> **TASK PROMPT**
Set down the data below from its first line to the line holding "const y = d3.scaleLinear().domain([60, 72]).range([B, T]);", inclusive; omit all pictures.

---

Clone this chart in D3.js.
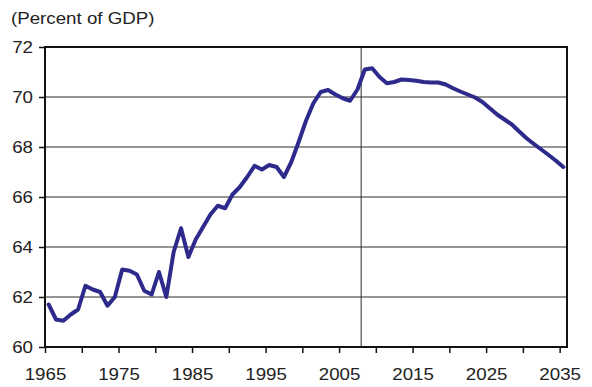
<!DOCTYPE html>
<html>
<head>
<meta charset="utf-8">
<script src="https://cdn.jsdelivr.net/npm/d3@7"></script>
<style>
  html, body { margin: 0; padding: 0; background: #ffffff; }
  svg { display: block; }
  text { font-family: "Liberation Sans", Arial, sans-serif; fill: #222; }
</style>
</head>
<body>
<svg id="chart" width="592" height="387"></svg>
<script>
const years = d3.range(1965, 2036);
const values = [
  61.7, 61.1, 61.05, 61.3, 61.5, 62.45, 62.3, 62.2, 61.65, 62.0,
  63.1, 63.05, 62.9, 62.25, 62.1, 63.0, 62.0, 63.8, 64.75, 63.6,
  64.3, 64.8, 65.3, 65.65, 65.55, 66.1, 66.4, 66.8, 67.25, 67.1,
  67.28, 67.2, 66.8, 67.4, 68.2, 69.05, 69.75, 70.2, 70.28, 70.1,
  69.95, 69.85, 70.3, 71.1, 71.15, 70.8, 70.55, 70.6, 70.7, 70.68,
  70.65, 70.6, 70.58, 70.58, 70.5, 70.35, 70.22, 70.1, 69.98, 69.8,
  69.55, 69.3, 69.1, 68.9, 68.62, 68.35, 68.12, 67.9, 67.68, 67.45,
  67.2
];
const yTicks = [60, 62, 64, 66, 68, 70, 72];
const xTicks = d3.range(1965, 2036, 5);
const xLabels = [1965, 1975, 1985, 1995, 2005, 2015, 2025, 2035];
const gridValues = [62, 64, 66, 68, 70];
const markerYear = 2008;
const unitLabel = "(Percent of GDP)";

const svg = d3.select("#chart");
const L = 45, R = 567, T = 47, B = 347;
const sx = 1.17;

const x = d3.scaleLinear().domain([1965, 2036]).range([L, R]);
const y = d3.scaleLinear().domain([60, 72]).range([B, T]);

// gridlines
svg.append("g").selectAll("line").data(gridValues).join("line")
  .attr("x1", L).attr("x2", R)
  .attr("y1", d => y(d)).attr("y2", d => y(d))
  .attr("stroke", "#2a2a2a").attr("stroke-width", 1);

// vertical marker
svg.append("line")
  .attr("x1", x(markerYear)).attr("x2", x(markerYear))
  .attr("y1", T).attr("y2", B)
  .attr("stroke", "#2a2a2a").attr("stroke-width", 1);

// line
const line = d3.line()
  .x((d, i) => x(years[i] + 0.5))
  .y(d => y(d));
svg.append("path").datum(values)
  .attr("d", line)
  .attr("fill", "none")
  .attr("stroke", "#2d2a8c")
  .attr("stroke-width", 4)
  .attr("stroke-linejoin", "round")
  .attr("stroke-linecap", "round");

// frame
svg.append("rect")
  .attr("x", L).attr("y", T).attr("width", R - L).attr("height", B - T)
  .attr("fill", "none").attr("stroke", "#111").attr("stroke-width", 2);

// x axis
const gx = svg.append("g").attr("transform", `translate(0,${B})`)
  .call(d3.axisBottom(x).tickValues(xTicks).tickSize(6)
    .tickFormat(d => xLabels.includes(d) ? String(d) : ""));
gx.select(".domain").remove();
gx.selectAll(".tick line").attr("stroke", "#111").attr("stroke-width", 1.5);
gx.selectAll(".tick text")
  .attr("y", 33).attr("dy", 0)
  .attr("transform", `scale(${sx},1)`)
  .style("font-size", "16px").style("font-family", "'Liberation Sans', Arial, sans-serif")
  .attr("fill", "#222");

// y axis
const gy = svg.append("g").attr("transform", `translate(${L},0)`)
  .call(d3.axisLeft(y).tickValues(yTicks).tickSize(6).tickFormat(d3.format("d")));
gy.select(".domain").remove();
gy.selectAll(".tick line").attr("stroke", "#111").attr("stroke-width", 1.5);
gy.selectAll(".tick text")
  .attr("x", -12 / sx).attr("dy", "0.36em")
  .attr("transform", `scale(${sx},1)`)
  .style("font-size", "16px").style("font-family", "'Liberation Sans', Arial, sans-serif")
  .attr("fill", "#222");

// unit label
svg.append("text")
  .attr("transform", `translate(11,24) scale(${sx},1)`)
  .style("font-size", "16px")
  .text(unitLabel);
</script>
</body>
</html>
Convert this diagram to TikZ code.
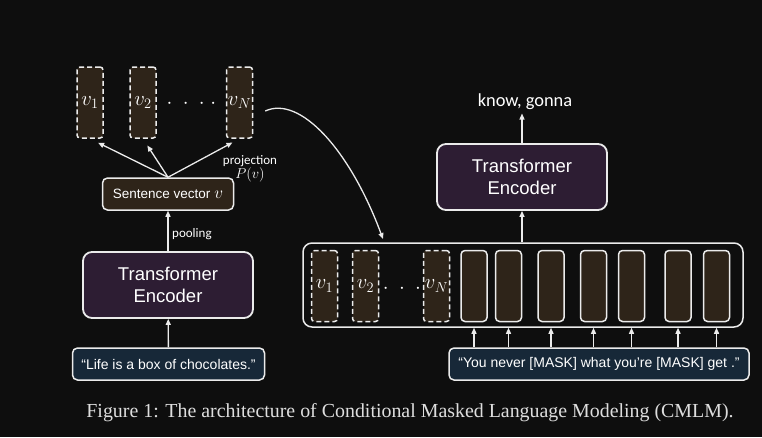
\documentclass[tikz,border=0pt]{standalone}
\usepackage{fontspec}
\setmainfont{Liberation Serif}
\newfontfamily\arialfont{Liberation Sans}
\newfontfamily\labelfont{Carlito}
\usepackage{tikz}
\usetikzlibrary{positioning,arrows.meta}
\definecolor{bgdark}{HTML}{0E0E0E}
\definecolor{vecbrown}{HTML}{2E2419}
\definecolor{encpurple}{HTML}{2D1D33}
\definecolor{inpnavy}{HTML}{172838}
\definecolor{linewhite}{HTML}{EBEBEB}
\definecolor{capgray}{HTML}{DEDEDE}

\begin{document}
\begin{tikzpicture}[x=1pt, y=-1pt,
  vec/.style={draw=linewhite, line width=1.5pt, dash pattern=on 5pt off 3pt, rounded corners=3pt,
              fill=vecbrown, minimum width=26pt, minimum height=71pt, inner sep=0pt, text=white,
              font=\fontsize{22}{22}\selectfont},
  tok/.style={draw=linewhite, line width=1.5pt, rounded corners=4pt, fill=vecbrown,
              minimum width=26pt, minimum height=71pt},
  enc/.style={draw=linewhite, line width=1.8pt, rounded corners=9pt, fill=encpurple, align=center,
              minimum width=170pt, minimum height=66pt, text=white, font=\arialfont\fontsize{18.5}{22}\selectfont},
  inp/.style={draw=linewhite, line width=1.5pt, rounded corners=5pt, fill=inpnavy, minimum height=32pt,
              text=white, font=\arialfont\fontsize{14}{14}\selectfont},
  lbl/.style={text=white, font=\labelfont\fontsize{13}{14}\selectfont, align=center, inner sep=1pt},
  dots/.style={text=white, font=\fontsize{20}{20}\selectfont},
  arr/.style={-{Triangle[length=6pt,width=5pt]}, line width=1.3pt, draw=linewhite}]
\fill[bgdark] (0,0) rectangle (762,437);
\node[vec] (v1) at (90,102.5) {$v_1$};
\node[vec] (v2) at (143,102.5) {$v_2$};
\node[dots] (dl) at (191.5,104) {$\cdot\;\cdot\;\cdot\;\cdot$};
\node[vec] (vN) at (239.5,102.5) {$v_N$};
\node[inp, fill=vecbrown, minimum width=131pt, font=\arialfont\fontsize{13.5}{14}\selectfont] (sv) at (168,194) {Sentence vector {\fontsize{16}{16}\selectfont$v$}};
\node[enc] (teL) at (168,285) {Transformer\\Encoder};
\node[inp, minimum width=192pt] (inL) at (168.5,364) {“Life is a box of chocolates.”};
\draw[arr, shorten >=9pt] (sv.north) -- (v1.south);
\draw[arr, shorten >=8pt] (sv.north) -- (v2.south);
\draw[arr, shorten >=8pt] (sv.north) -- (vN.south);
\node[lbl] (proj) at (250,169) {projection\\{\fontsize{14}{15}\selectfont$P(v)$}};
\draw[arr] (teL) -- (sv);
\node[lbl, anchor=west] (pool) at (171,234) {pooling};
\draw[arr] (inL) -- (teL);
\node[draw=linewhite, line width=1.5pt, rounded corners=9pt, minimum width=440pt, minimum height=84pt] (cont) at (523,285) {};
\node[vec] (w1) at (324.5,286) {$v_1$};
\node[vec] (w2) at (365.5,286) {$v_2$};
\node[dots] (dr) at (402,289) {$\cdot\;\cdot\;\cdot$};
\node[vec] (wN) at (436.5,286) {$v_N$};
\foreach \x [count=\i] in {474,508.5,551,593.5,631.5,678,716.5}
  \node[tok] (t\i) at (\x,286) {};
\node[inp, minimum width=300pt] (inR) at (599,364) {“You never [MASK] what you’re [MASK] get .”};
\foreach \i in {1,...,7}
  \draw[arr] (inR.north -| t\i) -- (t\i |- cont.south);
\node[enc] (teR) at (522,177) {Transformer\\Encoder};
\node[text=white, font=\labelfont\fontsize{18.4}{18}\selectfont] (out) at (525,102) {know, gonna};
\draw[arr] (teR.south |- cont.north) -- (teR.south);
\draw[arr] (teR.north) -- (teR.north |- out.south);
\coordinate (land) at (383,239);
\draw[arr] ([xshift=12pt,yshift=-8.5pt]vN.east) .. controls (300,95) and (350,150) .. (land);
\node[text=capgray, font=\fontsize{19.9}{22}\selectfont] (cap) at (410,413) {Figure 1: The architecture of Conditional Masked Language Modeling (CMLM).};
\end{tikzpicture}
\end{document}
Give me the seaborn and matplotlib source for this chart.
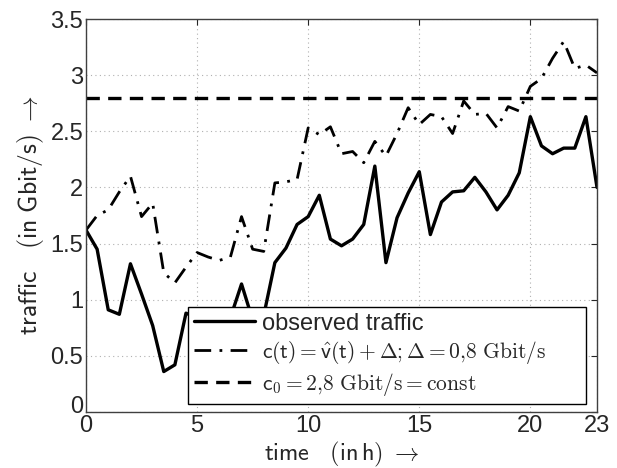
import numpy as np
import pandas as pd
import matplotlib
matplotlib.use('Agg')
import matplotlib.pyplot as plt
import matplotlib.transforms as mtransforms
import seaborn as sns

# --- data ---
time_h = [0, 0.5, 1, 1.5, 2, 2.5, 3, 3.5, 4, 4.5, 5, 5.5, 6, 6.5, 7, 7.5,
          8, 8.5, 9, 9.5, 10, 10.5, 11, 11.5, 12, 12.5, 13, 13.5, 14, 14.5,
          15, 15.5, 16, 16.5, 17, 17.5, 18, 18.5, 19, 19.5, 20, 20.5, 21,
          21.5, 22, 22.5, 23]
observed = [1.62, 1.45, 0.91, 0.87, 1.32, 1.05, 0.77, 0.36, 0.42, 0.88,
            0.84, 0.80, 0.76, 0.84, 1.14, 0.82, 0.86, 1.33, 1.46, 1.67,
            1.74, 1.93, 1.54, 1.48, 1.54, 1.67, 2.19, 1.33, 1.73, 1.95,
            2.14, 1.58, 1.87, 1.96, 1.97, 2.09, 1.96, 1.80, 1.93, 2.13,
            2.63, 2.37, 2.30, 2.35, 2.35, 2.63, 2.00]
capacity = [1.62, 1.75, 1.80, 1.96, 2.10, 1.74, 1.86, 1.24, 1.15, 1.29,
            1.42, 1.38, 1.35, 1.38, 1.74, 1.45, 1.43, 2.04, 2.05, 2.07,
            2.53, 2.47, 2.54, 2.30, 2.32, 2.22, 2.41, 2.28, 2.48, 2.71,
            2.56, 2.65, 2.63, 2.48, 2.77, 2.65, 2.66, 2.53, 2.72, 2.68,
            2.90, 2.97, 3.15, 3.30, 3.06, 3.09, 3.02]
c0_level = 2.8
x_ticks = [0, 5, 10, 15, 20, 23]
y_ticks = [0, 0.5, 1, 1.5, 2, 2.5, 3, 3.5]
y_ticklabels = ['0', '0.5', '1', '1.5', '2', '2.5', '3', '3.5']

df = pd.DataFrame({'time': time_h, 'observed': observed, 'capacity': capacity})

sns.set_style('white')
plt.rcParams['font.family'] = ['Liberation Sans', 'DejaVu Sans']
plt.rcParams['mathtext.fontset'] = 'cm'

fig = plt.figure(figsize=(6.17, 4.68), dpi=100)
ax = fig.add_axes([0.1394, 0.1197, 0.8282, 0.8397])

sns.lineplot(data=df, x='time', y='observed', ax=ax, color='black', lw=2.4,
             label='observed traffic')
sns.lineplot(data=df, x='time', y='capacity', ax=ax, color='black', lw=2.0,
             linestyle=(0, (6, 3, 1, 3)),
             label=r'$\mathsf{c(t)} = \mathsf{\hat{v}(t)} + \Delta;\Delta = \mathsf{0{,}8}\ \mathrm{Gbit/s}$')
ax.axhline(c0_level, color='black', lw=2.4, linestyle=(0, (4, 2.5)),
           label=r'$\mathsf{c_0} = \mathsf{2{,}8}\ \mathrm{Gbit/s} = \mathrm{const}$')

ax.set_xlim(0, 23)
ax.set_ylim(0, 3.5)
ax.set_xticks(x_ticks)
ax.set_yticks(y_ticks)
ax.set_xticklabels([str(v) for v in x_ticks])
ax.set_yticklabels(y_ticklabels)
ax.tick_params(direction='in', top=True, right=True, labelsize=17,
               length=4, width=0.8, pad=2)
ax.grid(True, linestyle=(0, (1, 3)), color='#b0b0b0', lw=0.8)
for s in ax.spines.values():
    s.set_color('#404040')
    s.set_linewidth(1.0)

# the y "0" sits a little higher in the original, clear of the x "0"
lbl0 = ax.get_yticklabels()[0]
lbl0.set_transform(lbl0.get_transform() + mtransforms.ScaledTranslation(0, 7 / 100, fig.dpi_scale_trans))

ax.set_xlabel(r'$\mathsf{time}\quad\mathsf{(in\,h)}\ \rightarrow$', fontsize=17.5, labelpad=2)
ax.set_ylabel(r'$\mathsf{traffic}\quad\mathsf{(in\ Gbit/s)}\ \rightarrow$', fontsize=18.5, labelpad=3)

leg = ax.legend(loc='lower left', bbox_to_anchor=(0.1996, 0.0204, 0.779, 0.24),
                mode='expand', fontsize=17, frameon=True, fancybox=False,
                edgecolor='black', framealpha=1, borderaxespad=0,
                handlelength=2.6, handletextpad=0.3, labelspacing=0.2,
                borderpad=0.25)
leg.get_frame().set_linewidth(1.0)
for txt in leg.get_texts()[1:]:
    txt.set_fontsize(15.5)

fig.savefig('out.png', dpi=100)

---

> **WRITTEN SOLUTION**
Clone this chart in D3.js.
<!DOCTYPE html>
<html>
<head>
<meta charset="utf-8">
<script src="https://cdn.jsdelivr.net/npm/d3@7"></script>
<style>
  html, body { margin: 0; padding: 0; background: #ffffff; }
  svg { display: block; }
  text { font-family: "Liberation Sans", Arial, sans-serif; fill: #222; }
</style>
</head>
<body>
<svg id="chart" width="592" height="387"></svg>
<script>
const years = d3.range(1965, 2036);
const values = [
  61.7, 61.1, 61.05, 61.3, 61.5, 62.45, 62.3, 62.2, 61.65, 62.0,
  63.1, 63.05, 62.9, 62.25, 62.1, 63.0, 62.0, 63.8, 64.75, 63.6,
  64.3, 64.8, 65.3, 65.65, 65.55, 66.1, 66.4, 66.8, 67.25, 67.1,
  67.28, 67.2, 66.8, 67.4, 68.2, 69.05, 69.75, 70.2, 70.28, 70.1,
  69.95, 69.85, 70.3, 71.1, 71.15, 70.8, 70.55, 70.6, 70.7, 70.68,
  70.65, 70.6, 70.58, 70.58, 70.5, 70.35, 70.22, 70.1, 69.98, 69.8,
  69.55, 69.3, 69.1, 68.9, 68.62, 68.35, 68.12, 67.9, 67.68, 67.45,
  67.2
];
const yTicks = [60, 62, 64, 66, 68, 70, 72];
const xTicks = d3.range(1965, 2036, 5);
const xLabels = [1965, 1975, 1985, 1995, 2005, 2015, 2025, 2035];
const gridValues = [62, 64, 66, 68, 70];
const markerYear = 2008;
const unitLabel = "(Percent of GDP)";

const svg = d3.select("#chart");
const L = 45, R = 567, T = 47, B = 347;
const sx = 1.17;

const x = d3.scaleLinear().domain([1965, 2036]).range([L, R]);
const y = d3.scaleLinear().domain([60, 72]).range([B, T]);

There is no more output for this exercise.